Object Oriented Design Flashcards
What are design patterns?
In software engineering, a design pattern is a general repeatable solution to a commonly occurring problem in software design.
What types of design patterns exist?
Creational, Structural, Behavioural
Factory Pattern (Creational)
Many design patterns are similar from a code point of view. What really changes is their intention which is depicted by the name of the pattern. The factory pattern allows to create a new object at runtime based on some input which can be a configuration file, some data introduced by a user, etc. In order to keep our code highly cohesive and loosely coupled, we can put the branches leading to the creation of different objects in a director class. These objects will contain, if it’s needed, some predefined values that will passed to our final objects’ constructors.
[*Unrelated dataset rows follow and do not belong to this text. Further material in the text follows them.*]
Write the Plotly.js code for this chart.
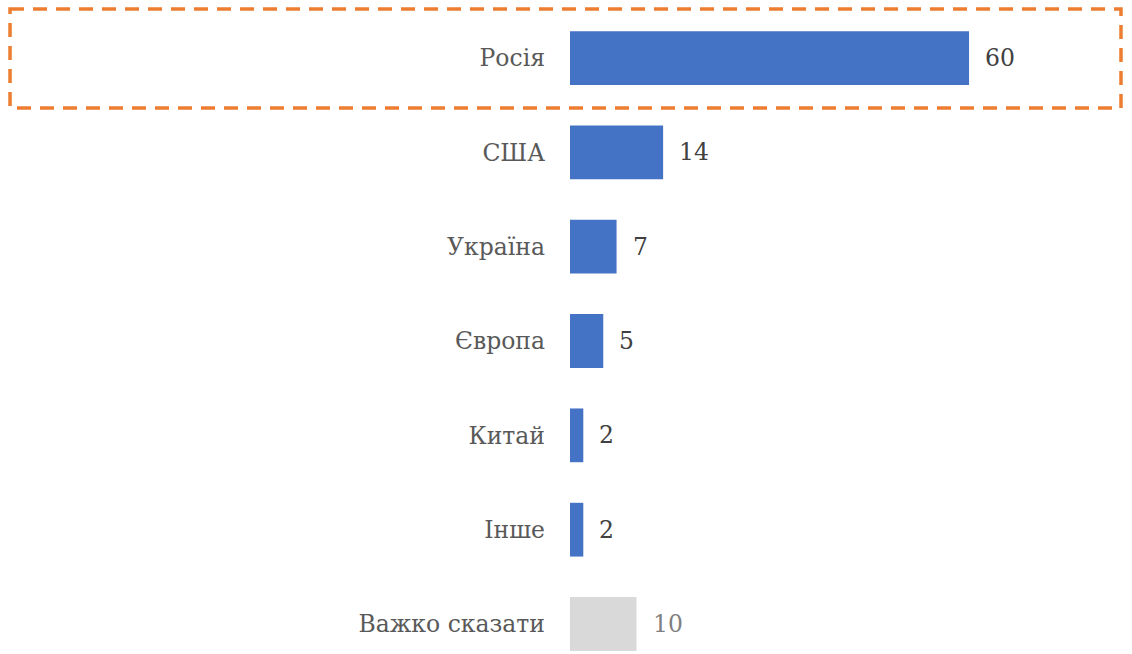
<!DOCTYPE html>
<html>
<head>
<meta charset="utf-8">
<script src="https://cdn.plot.ly/plotly-3.0.1.min.js"></script>
<style>
  html, body { margin: 0; padding: 0; background: #fff; }
  #chart { width: 1132px; height: 654px; }
</style>
</head>
<body>
<div id="chart"></div>
<script>
const categories = ["Росія", "США", "Україна", "Європа", "Китай", "Інше", "Важко сказати"];
const values = [60, 14, 7, 5, 2, 2, 10];
const barColors = ["#4472C4", "#4472C4", "#4472C4", "#4472C4", "#4472C4", "#4472C4", "#D9D9D9"];
const labelColors = ["#404040", "#404040", "#404040", "#404040", "#404040", "#404040", "#808080"];

// Liberation Serif does not come through here, DejaVu Serif does
const fontFamily = "DejaVu Serif";
const fontSize = 23.5;

const trace = {
  type: "bar",
  orientation: "h",
  x: values,
  y: categories,
  marker: { color: barColors },
  hoverinfo: "none"
};

// value labels to the right of each bar
const annotations = categories.map((cat, i) => ({
  x: values[i],
  y: cat,
  xref: "x",
  yref: "y",
  text: String(values[i]),
  showarrow: false,
  xanchor: "left",
  xshift: 14,
  font: { family: fontFamily, size: fontSize, color: labelColors[i] }
}));

const layout = {
  width: 1132,
  height: 654,
  margin: { l: 570, r: 0, t: 0, b: 0 },
  paper_bgcolor: "#fff",
  plot_bgcolor: "#fff",
  showlegend: false,
  bargap: 0.43,
  font: { family: fontFamily },
  xaxis: {
    range: [0, 84.5],
    visible: false,
    fixedrange: true
  },
  yaxis: {
    type: "category",
    categoryorder: "array",
    categoryarray: categories,
    range: [6.318, -0.615],
    showgrid: false,
    zeroline: false,
    showline: false,
    ticks: "",
    ticklabelstandoff: 24,
    tickfont: { family: fontFamily, size: fontSize, color: "#595959" },
    fixedrange: true
  },
  annotations,
  shapes: [{
    type: "rect",
    xref: "paper",
    yref: "y",
    x0: -0.9964,
    x1: 0.9804,
    y0: -0.52,
    y1: 0.53,
    line: { color: "#ED7D31", width: 3.5, dash: "14px,9px" },
    fillcolor: "rgba(0,0,0,0)"
  }]
};

Plotly.newPlot("chart", [trace], layout, { displayModeBar: false, staticPlot: true });
</script>
</body>
</html>
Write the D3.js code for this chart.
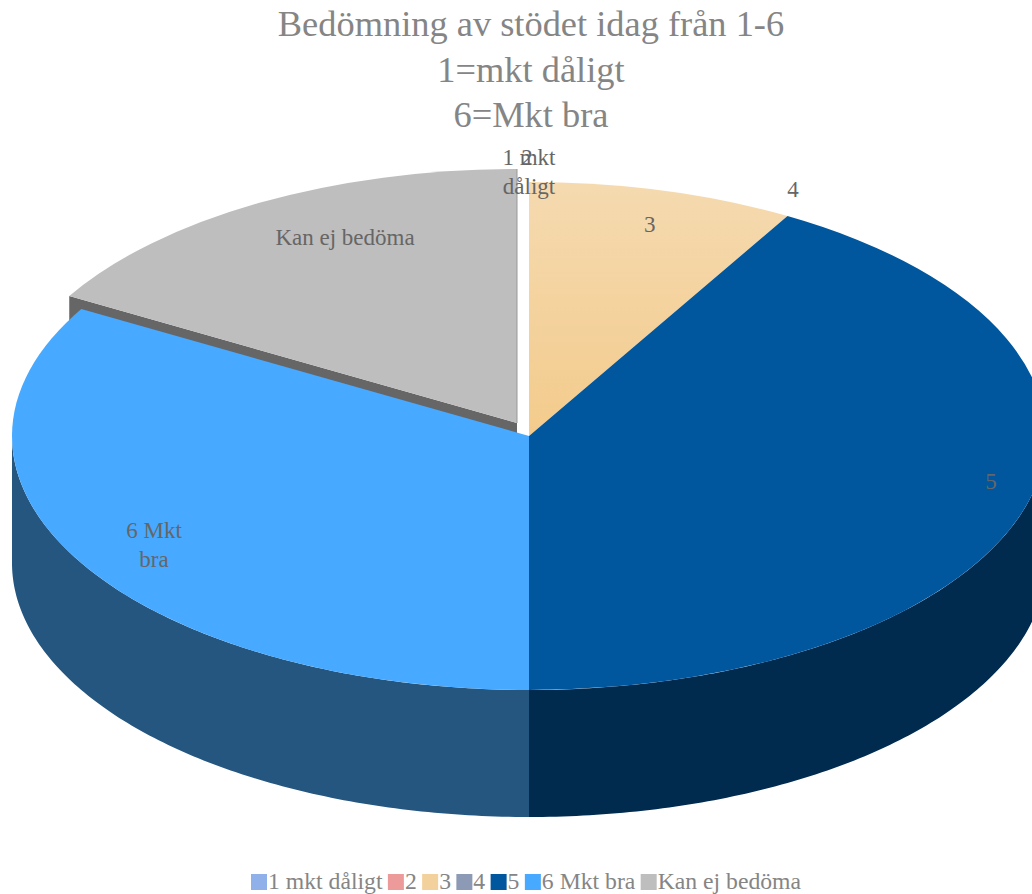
<!DOCTYPE html>
<html>
<head>
<meta charset="utf-8">
<script src="https://cdn.jsdelivr.net/npm/d3@7"></script>
<style>
  body { margin: 0; background: #fff; }
  text { font-family: "Liberation Serif", serif; }
</style>
</head>
<body>
<div id="chart-container"></div>
<script>
'use strict';

const titleLines = ['Bedömning av stödet idag från 1-6', '1=mkt dåligt', '6=Mkt bra'];
const categories = ['1 mkt dåligt', '2', '3', '4', '5', '6 Mkt bra', 'Kan ej bedöma'];
const values = [0, 0, 1, 0, 5, 4, 2];
const topColours = ['#8fb0e8', '#ec9a9a', 'url(#grad3)', '#8c9ab5', '#00579e', '#47a9ff', '#bebebe'];
const wallColours = ['#5a6f94', '#945f5f', '#98805a', '#586172', '#002a4e', '#24567f', '#666666'];
const legendColours = ['#8fb0e8', '#ec9a9a', '#f3d19c', '#8c9ab5', '#00579e', '#47a9ff', '#bebebe'];

var width = 1032;
var height = 894;
var cx = 529, cy = 436;
var rx = 517, ry = 254;
var depth = 127;
var explode = { dx: -12, dy: -13 };
var explodedIndex = 6;

var svg = d3.select('#chart-container')
  .append('svg')
  .attr('width', width)
  .attr('height', height)
  .style('display', 'block');

var grad = svg.append('defs').append('linearGradient')
  .attr('id', 'grad3').attr('x1', 0).attr('y1', 0).attr('x2', 0).attr('y2', 1);
grad.append('stop').attr('offset', '0%').attr('stop-color', '#f5dab0');
grad.append('stop').attr('offset', '100%').attr('stop-color', '#f3cb8c');

// title
svg.append('g').selectAll('text')
  .data(titleLines)
  .enter()
  .append('text')
  .attr('x', 531)
  .attr('y', (d, i) => 36 + i * 45.5)
  .attr('text-anchor', 'middle')
  .attr('font-size', 36.4)
  .attr('fill', '#858585')
  .text(d => d);

var pie = d3.pie().value(d => d).sort(null);
var slices = pie(values);

var arc = d3.arc().innerRadius(0).outerRadius(rx);

// point on the squashed ellipse for a pie angle
const px = a => rx * Math.sin(a);
const py = a => -ry * Math.cos(a);

const wallArea = d3.area()
  .x(a => px(a))
  .y0(a => py(a))
  .y1(a => py(a) + depth);

function sliceGroup(d, i) {
  const off = i === explodedIndex ? explode : { dx: 0, dy: 0 };
  return 'translate(' + (cx + off.dx) + ',' + (cy + off.dy) + ')';
}

const pieGroup = svg.append('g');

// the exploded slice goes first, the main pie sits in front of it
const drawOrder = d3.range(slices.length)
  .filter(i => values[i] > 0)
  .sort((a, b) => (b === explodedIndex) - (a === explodedIndex));

drawOrder.forEach(i => {
  const d = slices[i];
  const g = pieGroup.append('g').attr('transform', sliceGroup(d, i));

  // cut face on the leading edge of the exploded slice
  if (i === explodedIndex) {
    const a = d.startAngle;
    g.append('path')
      .attr('d', d3.line()([[0, 0], [px(a), py(a)], [px(a), py(a) + depth], [0, depth]]))
      .attr('fill', wallColours[i]);
  }

  // outer wall, only the front half of the ellipse shows
  const from = Math.max(d.startAngle, Math.PI / 2);
  const to = Math.min(d.endAngle, Math.PI * 3 / 2);
  if (to > from) {
    g.append('path')
      .attr('d', wallArea(d3.range(0, 121).map(t => from + (to - from) * t / 120)))
      .attr('fill', wallColours[i]);
  }

  // top face
  g.append('path')
    .attr('d', arc(d))
    .attr('transform', 'scale(1,' + (ry / rx) + ')')
    .attr('fill', topColours[i]);

  if (i === explodedIndex) {
    g.append('line')
      .attr('x1', 0).attr('y1', 0)
      .attr('x2', 0).attr('y2', -ry)
      .attr('stroke', '#999')
      .attr('stroke-width', 1);
  }
});

// data labels: placed on the slice middle, then nudged like the original
const labelLines = [['1 mkt', 'dåligt'], ['2'], ['3'], ['4'], ['5'], ['6 Mkt', 'bra'], ['Kan ej bedöma']];
const labelRadius = 0.88;
const labelNudge = [[0, -47.5], [-2, -47.5], [3, 12], [36.5, -45], [22.5, -5], [19, -10], [55.5, 15.6]];

const labels = svg.append('g');
slices.forEach((d, i) => {
  const mid = (d.startAngle + d.endAngle) / 2;
  const off = i === explodedIndex ? explode : { dx: 0, dy: 0 };
  const x = cx + off.dx + labelRadius * px(mid) + labelNudge[i][0];
  const y = cy + off.dy + labelRadius * py(mid) + labelNudge[i][1];
  labelLines[i].forEach((line, k) => {
    labels.append('text')
      .attr('x', x)
      .attr('y', y + k * 29)
      .attr('text-anchor', 'middle')
      .attr('font-size', 23)
      .attr('fill', '#666')
      .text(line);
  });
});

// legend, laid out by measuring each entry
const legend = svg.append('g');
const swatch = 16;
let legendX = 251;
categories.forEach((c, i) => {
  legend.append('rect')
    .attr('x', legendX).attr('y', 874)
    .attr('width', swatch).attr('height', 16)
    .attr('fill', legendColours[i]);
  const t = legend.append('text')
    .attr('x', legendX + swatch + 1)
    .attr('y', 889)
    .attr('font-size', 23.7)
    .attr('fill', '#858585')
    .text(c);
  legendX += swatch + 1 + t.node().getComputedTextLength() + 5.4;
});
</script>
</body>
</html>
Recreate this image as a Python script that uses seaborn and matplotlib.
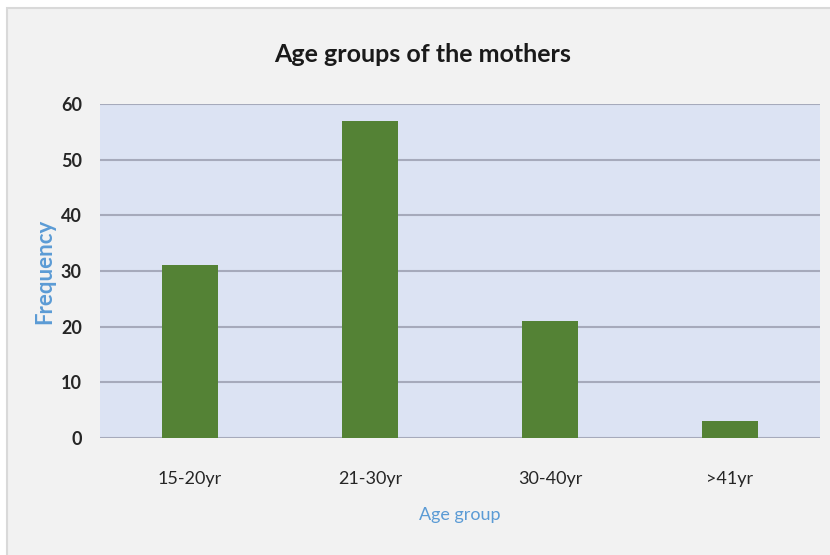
import matplotlib
matplotlib.use("Agg")
import matplotlib.pyplot as plt
import seaborn as sns
import pandas as pd
from matplotlib.patches import Rectangle

categories = ["15-20yr", "21-30yr", "30-40yr", ">41yr"]
frequency = [31, 57, 21, 3]
y_ticks = [0, 10, 20, 30, 40, 50, 60]

sns.set_theme(style="white")
plt.rcParams['font.family'] = ['Lato', 'DejaVu Sans']

df = pd.DataFrame({"Age group": categories, "Frequency": frequency})

fig = plt.figure(figsize=(8.3, 5.55), dpi=100)
fig.patch.set_facecolor("white")
fig.patches.append(Rectangle((7/830, -0.01), 1.02 - 7/830, 1.01 - 8/555, transform=fig.transFigure,
                             facecolor="#f2f2f2", edgecolor="#d9d9d9", linewidth=1.5, zorder=-10))

ax = fig.add_axes([100/830, 1 - 438/555, 720/830, 334/555])
ax.set_facecolor("#dce3f3")
sns.barplot(data=df, x="Age group", y="Frequency", color="#548235", width=0.31,
            saturation=1, linewidth=0, ax=ax, zorder=3)
ax.set_ylim(0, 60)
ax.set_xlim(-0.5, 3.5)
ax.set_yticks(y_ticks)
ax.yaxis.grid(True, color="#a6aabb", linewidth=1.5, zorder=0)
ax.set_axisbelow(True)
for s in ax.spines.values():
    s.set_visible(False)
ax.tick_params(axis="y", length=0, pad=13, labelsize=13, labelcolor="#262626")
ax.tick_params(axis="x", length=0, pad=24, labelsize=13, labelcolor="#262626")
for lbl in ax.get_yticklabels():
    lbl.set_fontweight("bold")
ax.set_ylabel("Frequency", color="#5b9bd5", fontsize=16, fontweight="bold")
ax.set_xlabel("Age group", color="#5b9bd5", fontsize=13)
ax.yaxis.set_label_coords((45 - 100) / 720, 0.5)
ax.yaxis.label.set_va("center")
ax.xaxis.set_label_coords(0.5, (438 - 515) / 334)
ax.xaxis.label.set_va("center")

fig.text(423/830, 1 - 55/555, "Age groups of the mothers", ha="center", va="center",
         fontsize=18, fontweight="bold", color="#1a1a1a")

fig.savefig("out.png", dpi=100, facecolor=fig.get_facecolor())
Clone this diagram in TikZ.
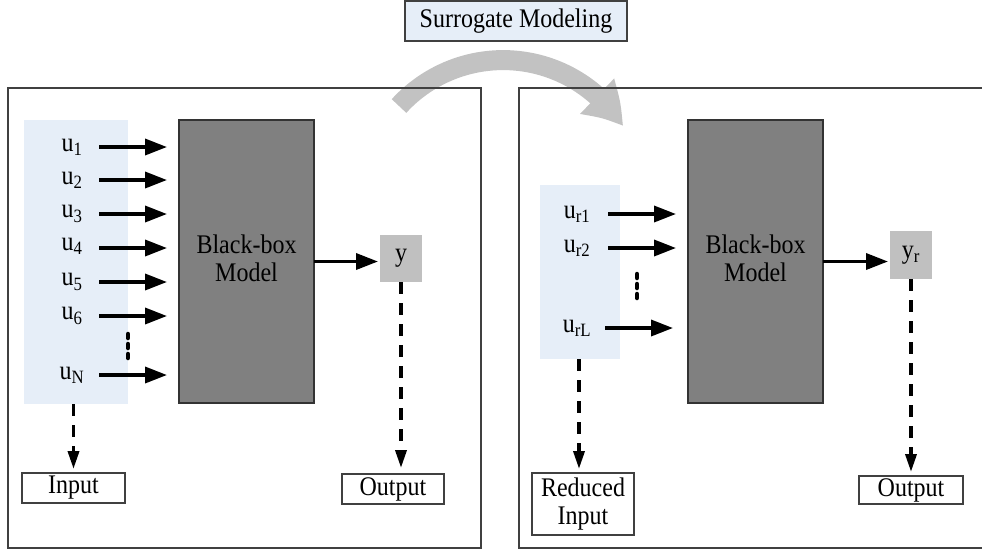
\documentclass[tikz,border=0pt]{standalone}
\usepackage{fontspec}
\setmainfont{Liberation Serif}
\usetikzlibrary{arrows.meta,bending}

\definecolor{framegray}{RGB}{64,64,64}
\definecolor{inbg}{RGB}{230,238,248}
\definecolor{modelgray}{RGB}{128,128,128}
\definecolor{outgray}{RGB}{192,192,192}
\definecolor{flowgray}{RGB}{194,194,194}

% text is set slightly taller than wide
\newcommand\tallt[1]{\scalebox{1}[1.12]{#1}}
\newcommand\twolines[2]{\tallt{\begin{tabular}{@{}c@{}}#1\\[-3pt]#2\end{tabular}}}

\begin{document}
\begin{tikzpicture}[x=1pt,y=-1pt,
  every node/.style={font=\fontsize{24}{28}\selectfont, inner sep=0pt, outer sep=0pt},
  panel/.style={draw=framegray, line width=1.3pt},
  inregion/.style={fill=inbg},
  model/.style={fill=modelgray, draw=black!80, line width=1.3pt, align=center,
    minimum width=135, minimum height=283},
  outbox/.style={fill=outgray, minimum width=42, minimum height=47},
  labelbox/.style={draw=framegray, fill=white, line width=1.3pt, align=center},
  ulabel/.style={minimum width=54, align=center},
  urlabel/.style={minimum width=62, align=center},
  inarrow/.style={line width=3.5pt, -{Triangle[length=22pt,width=16pt]}},
  dasharrow/.style={line width=3.5pt, dash pattern=on 12pt off 9pt,
    -{Triangle[length=18pt,width=11pt]}},
  moredots/.style={line width=4.5pt, line cap=round, dash pattern=on 4pt off 6pt},
  flow/.style={draw=flowgray, line width=20pt,
    -{Triangle[length=40pt,width=46pt,bend]}}
]
\clip (0,0) rectangle (982,550);

% transition arrow between the two panels
\draw[flow] (399,106) arc[start angle=-137.6, end angle=-32, radius=141];

% panels
\draw[panel] (8,88) rectangle (481,548);
\draw[panel] (519,88) rectangle (996,548);

% title
\node[labelbox, fill=inbg, minimum width=222, minimum height=40] (title) at (516,21) {\tallt{Surrogate Modeling}};

% ---------- full model ----------
\node[inregion, minimum width=104, minimum height=284] (inL) at (76,262) {};
\node[model] (bbL) at (246.5,261.5) {\twolines{Black-box}{Model}};
\node[outbox] (yL) at (401,258.5) {\tallt{y}};
\node[labelbox, minimum width=103, minimum height=30] (inputL) at (73.5,488) {\tallt{Input}};
\node[labelbox, minimum width=102, minimum height=30] (outputL) at (393,489) {\tallt{Output}};

\node[ulabel] (u1) at (72,147) {\tallt{u\textsubscript{1}}};
\node[ulabel] (u2) at (72,180) {\tallt{u\textsubscript{2}}};
\node[ulabel] (u3) at (72,214) {\tallt{u\textsubscript{3}}};
\node[ulabel] (u4) at (72,246) {\tallt{u\textsubscript{4}}};
\node[ulabel] (u5) at (72,282) {\tallt{u\textsubscript{5}}};
\node[ulabel] (u6) at (72,316) {\tallt{u\textsubscript{6}}};
\node[ulabel] (uN) at (72,375) {\tallt{u\textsubscript{N}}};

\foreach \u/\yy in {u1/147,u2/180,u3/214,u4/248,u5/282,u6/316,uN/375}
  \draw[inarrow, shorten >=12pt] (99,\yy) -- (bbL.west |- 0,\yy);

\draw[moredots] (128,334) -- (128,358);

\draw[inarrow, shorten >=2pt] (bbL.east) -- (bbL.east -| yL.west);
\draw[dasharrow, shorten >=6pt] (yL.south) -- (yL.south |- outputL.north);
\draw[dasharrow, shorten >=4pt] (inputL.north |- inL.south) -- (inputL.north);

% ---------- reduced model ----------
\node[inregion, minimum width=80, minimum height=174] (inR) at (580,272) {};
\node[model] (bbR) at (755.5,261.5) {\twolines{Black-box}{Model}};
\node[outbox, minimum height=48] (yR) at (911,255) {\tallt{y\textsubscript{r}}};
\node[labelbox, minimum width=102, minimum height=62] (inputR) at (583,504) {\twolines{Reduced}{Input}};
\node[labelbox, minimum width=104, minimum height=28] (outputR) at (911,490) {\tallt{Output}};

\node[urlabel] (ur1) at (577,214) {\tallt{u\textsubscript{r1}}};
\node[urlabel] (ur2) at (577,248) {\tallt{u\textsubscript{r2}}};
\node[urlabel] (urL) at (577,328) {\tallt{u\textsubscript{rL}}};

\draw[inarrow, shorten >=12pt] (ur1.east) -- (ur1.east -| bbR.west);
\draw[inarrow, shorten >=12pt] (ur2.east) -- (ur2.east -| bbR.west);
\draw[inarrow, shorten >=15pt] ([xshift=-3pt]urL.east) -- (urL.east -| bbR.west);

\draw[moredots] (637,274) -- (637,298);

\draw[inarrow, shorten >=2pt] (bbR.east) -- (bbR.east -| yR.west);
\draw[dasharrow, shorten >=4pt] (yR.south) -- (yR.south |- outputR.north);
\draw[dasharrow, shorten >=4pt] (inR.south -| 579,0) -- (579,473);
\end{tikzpicture}
\end{document}
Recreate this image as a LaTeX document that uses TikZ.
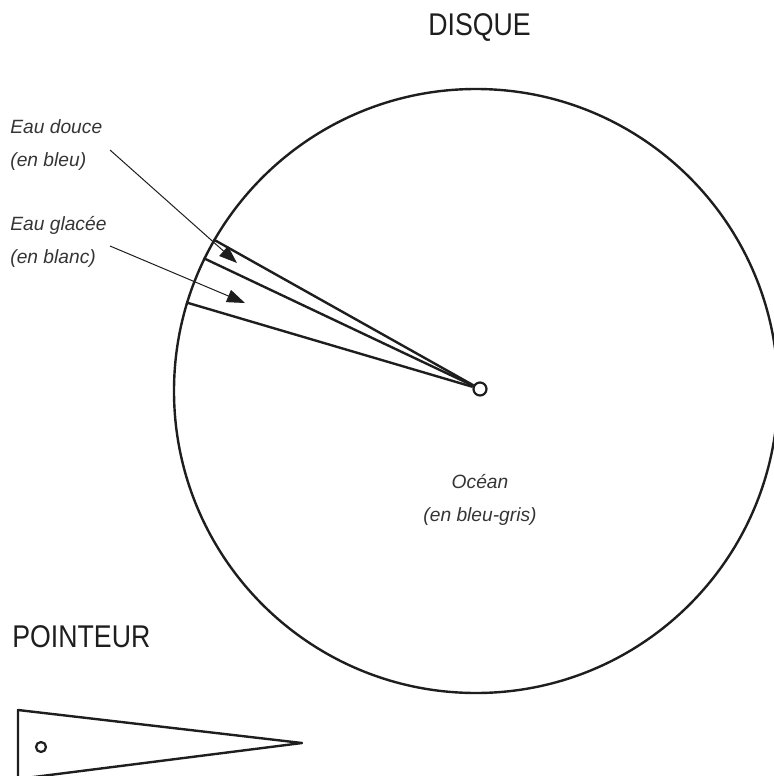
\documentclass[tikz,border=0pt]{standalone}
\usepackage{fontspec}
\setmainfont{Liberation Sans}
\newfontfamily\titrefont[FakeStretch=0.85]{Liberation Sans}
\usepackage{xcolor}
\definecolor{encre}{HTML}{1E1E1E}
\usetikzlibrary{arrows.meta, positioning}

\begin{document}
\begin{tikzpicture}[
    x=0.5pt, y=-0.5pt,
    trait/.style={draw=encre, line width=1.2pt},
    titre/.style={font=\titrefont\fontsize{15.7}{18}\selectfont, text=encre, inner sep=0pt},
    etiquette/.style={font=\fontsize{9.6}{16.5}\selectfont\itshape, text=encre!90, align=left, inner sep=0pt, anchor=west},
    fleche/.style={-{Triangle[length=9pt, width=6.5pt]}, line width=0.5pt, encre},
    trou/.style={circle, draw=encre, line width=1.1pt, inner sep=0pt, fill=white},
]
\useasboundingbox (0,0) rectangle (774,776);

% Disque
\node[titre] (titre-disque) at (479.5,28) {DISQUE};
\node[trait, circle, minimum size=302pt, inner sep=0pt] (disque) at (476,391) {};
\node[trou, minimum size=6.5pt] (axe) at (480,389) {};

% Secteurs
\draw[trait] (disque.150) -- (axe);
\draw[trait] (disque.154) -- (axe);
\draw[trait] (disque.163.7) -- (axe);

% Etiquettes
\node[etiquette] (douce) at (10,145.5) {Eau douce\\(en bleu)};
\node[etiquette] (glacee) at (10,242) {Eau glacée\\(en blanc)};
\node[etiquette, anchor=center, align=center] (ocean) at (480,499.5) {Océan\\(en bleu-gris)};

% Fleches
\coordinate (depart-douce) at (110,150);
\coordinate (pointe-douce) at (237,263);
\coordinate (depart-glacee) at (110,246);
\coordinate (pointe-glacee) at (245,303);
\draw[fleche] (depart-douce) -- (pointe-douce);
\draw[fleche] (depart-glacee) -- (pointe-glacee);

% Pointeur
\node[titre, anchor=west] (titre-pointeur) at (12,637) {POINTEUR};
\coordinate (haut) at (18,710);
\coordinate (pointe) at (302,743);
\coordinate (bas) at (18,779);
\draw[trait, line join=round] (haut) -- (pointe) -- (bas) -- cycle;
\node[trou, minimum size=5pt] (oeil) at (41,747) {};

\end{tikzpicture}
\end{document}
Builder Pattern (Creational)
It’s used to provide specifications in order to create a new object and avoid using telescoping constructors. One of the ways to do this is using for example using a static method named builder which returns an instance of a static inner which using the concept of fluid setters allows us to build a new object.
Facade (Structural)
A facade is an object that serves as a front-facing interface masking more complex underlying or structural code. A facade can.
- improve the readability and usability of a software library by masking interaction with more complex components behind a single (and often simplified) API
- provide a context-specific interface to more generic functionality (complete with context-specific input validation)
- serve as a launching point for a broader refactor of monolithic or tightly-coupled systems in favor of more loosely-coupled code
Proxy (Structural)
A proxy is a wrapper or agent object that is being called by the client to access the real serving object behind the scenes. Use of the proxy can simply be forwarding to the real object, or can provide additional logic.
Strategy (Behavioral)
Many design patterns are similar from a code point of view. What really changes is their intention which is depicted by the name of the pattern.
The strategy pattern allows to select an algorithm at runtime.
Instead of implementing a single algorithm directly, code receives run-time instructions as to which in a family of algorithms to use
Iterator (Behavioral)
The iterator pattern is a design pattern in which an iterator is used to traverse a container and access the container’s elements.